The first thing we were asked to do was walk. Showgirl walks. Arms out, not too stiff, not too flowy, lead with the hips, show off your legs. Slow and then fast in both directions. You'll want to nail the walks because it's a really good opportunity to make an impression with the manager/directors since we went two at a time. But, they didn't make a cut at this point and we went straight into the first combo.
First, it was a jazzy, character piece from the show. It was challenging enough to be fun but shouldn't completely throw off a trained dancer. It's more about the flavor and making sure you can pay attention to details. That's when they made the first cut and from there we started learning a raunchy, thrashy number. After another cut, we did partnering with the boys and were told we'd hear something in a few days. I was also asked to take down my hair and shove my briefs up my bum since we wear G's in the show. They even had us all turn around in height order to inspect our butts. That's Vegas for you!
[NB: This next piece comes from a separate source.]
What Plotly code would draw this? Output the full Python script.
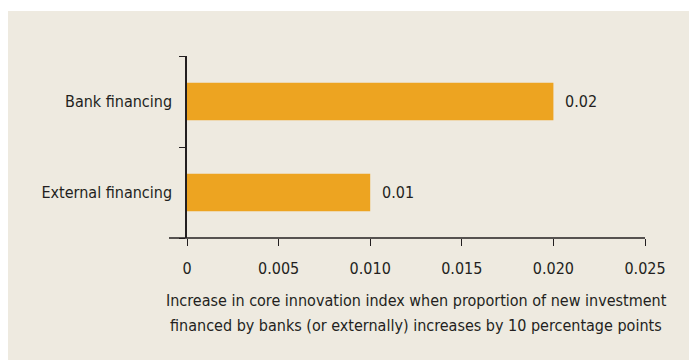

I got offered a callback where I went to the theatre to perform the combos I had learned at the audition. I did them both on my own for the manager and dance captains. Plus, a little more partnering. So overall, be prepared for anything at the callback because they seem to do it differently each time.
As far as what to wear and how to present yourself at other Vegas auditions, it's pretty obvious to show off your body. Other than that, pay attention to the casting notice and go from there. It's a small town so once you do a few, you'll notice the trends. I'd also suggest trying to see the show you're auditioning for before you go... that's something I wish I would've done! There's lots going on in Vegas if it's your kind of scene so there's plenty to learn.
Moral of the Story -- Be ready for anything and be ok with failing a bunch before you get the hang of it.
It’s kind of funny for me to give advice on auditions because, of the auditions I’ve attended, I hardly ever book the job. So, in a way, what do I know? But then again, there's no dancer who books everything they audition for. Truth is I’m constantly learning and re-learning how to audition. But in a nutshell, it’s about doing your best (duh) and being as prepared as you can be. Be confident and just dance.